Building on Systems with No GPU
If you build on a system with no CUDA driver and don't specify the compute capabilities or the toolkit version on the compile line, the compiler will select the older of the CUDA versions delivered by PGI, and build for ccall, which matches the previous PGI behavior. As before, you can select the toolkit version and compute capabilities on the command line, or you can use a toolkit version using the CUDA_HOME feature explained below.
Systems with Older or Newer CUDA Drivers
The PGI compilers are delivered with two CUDA toolkit versions. The PGI 18.7 compilers come with CUDA 9.1 and CUDA 9.2 toolkits. If you are building on or for a system with an older driver, then you shouldn't use either of these toolkits. You should build with the toolkit version that is no newer than the CUDA driver version that will be used. If you are building on or for a system with a newer driver, then you can use either of these toolkit versions. However, you may want to try building with a newer toolkit version, if you want to take advantage of new features in the toolkit.
PGI continues to test and support some CUDA toolkit versions that are older than the ones delivered. If you have an older 2018 PGI install that comes with, say, the CUDA 8.0 or CUDA 9.0 toolkits in the same install directory tree, those toolkits can still be used with the PGI 18.7 compilers, using the cuda8.0 or cuda9.0 options to -ta=tesla: or -Mcuda=.
Alternatively, if you have a CUDA toolkit that you've downloaded from the NVIDIA website and want the PGI compiler to use your CUDA toolkit directory, you can do that as well. One way is to give the install path to the CUDA toolkit on the compile line, with an setting likepgfortran CUDA_HOME=/usr/local/cuda/9.0 -ta=tesla …

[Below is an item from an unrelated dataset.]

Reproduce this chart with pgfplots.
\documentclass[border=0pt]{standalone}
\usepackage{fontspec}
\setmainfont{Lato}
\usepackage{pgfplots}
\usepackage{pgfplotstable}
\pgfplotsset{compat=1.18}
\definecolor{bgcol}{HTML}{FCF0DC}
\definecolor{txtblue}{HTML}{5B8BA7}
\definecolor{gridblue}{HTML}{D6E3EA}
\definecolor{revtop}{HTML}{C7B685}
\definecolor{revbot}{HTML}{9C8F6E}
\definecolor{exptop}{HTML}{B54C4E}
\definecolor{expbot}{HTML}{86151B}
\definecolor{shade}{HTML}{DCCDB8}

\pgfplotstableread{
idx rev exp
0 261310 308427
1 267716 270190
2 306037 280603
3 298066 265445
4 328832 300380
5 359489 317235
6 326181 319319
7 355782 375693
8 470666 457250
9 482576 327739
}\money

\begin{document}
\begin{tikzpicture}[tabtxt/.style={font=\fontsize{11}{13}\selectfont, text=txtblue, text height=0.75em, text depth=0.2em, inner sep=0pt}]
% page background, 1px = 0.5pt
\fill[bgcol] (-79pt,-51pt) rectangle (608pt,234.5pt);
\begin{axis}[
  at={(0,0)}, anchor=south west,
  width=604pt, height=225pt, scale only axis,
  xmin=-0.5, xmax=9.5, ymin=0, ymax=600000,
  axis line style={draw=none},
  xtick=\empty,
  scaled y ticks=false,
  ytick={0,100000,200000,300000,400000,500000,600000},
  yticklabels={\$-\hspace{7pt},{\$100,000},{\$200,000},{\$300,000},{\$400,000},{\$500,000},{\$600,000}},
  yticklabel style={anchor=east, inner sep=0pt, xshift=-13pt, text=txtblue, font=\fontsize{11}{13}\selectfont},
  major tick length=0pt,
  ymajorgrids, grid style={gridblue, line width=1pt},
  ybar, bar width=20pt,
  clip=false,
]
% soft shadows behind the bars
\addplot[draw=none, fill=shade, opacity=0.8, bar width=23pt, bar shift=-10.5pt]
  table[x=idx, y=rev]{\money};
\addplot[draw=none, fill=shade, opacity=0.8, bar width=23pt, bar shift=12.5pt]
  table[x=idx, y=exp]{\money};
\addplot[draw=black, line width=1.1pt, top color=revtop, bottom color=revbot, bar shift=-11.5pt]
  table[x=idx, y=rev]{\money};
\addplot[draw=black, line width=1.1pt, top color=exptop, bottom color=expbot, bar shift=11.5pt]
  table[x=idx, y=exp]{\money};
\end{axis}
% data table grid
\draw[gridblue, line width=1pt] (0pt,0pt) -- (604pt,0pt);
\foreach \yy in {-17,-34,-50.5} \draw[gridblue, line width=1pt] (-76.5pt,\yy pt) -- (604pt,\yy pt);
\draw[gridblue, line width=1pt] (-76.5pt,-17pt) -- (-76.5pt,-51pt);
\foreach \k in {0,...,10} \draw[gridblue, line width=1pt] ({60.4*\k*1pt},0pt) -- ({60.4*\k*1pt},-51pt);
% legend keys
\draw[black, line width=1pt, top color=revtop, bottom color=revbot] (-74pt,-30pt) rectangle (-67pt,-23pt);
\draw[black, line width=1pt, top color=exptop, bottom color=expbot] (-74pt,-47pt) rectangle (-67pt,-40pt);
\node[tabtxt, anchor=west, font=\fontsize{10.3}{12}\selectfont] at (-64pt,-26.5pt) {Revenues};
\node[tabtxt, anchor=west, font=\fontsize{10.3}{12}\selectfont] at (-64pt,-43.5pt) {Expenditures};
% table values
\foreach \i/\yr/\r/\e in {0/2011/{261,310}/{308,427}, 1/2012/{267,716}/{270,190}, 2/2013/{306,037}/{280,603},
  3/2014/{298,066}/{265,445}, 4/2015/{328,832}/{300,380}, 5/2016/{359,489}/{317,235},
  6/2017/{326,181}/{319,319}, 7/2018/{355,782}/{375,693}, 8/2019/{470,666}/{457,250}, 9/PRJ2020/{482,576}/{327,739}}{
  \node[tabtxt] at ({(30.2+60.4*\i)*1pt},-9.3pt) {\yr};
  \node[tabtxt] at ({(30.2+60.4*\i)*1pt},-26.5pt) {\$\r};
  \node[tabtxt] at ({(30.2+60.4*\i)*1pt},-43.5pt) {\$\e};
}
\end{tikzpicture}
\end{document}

or whatever the appropriate path is. The compiler will look in that directory for the toolkit and determine the CUDA version. You can also set the environment variable
export CUDA_HOME=/usr/local/cuda/9.0
You may already be using CUDA_HOME for use with NVCC, in which case the PGI compilers will default to use that toolkit version as well. If you want to use a different CUDA toolkit for use with PGI, you can set the environment variable
export PGI_CUDA_HOME=/usr/local/cuda/9.0
instead.
Note that errors can arise when you are using a CUDA toolkit that you've downloaded from the NVIDIA website. We generally make minor modifications to the toolkit to work with the compilers. If you are using a newer toolkit, you may run into incompatibilities that we have not yet addressed. Nevertheless, in most cases this works pretty well.
Summary
The GPU Autodetect feature in the PGI 18.7 release should make your most common use cases easier and decrease your compile time when using OpenACC or CUDA Fortran. As always, your feedback and suggestions are welcome.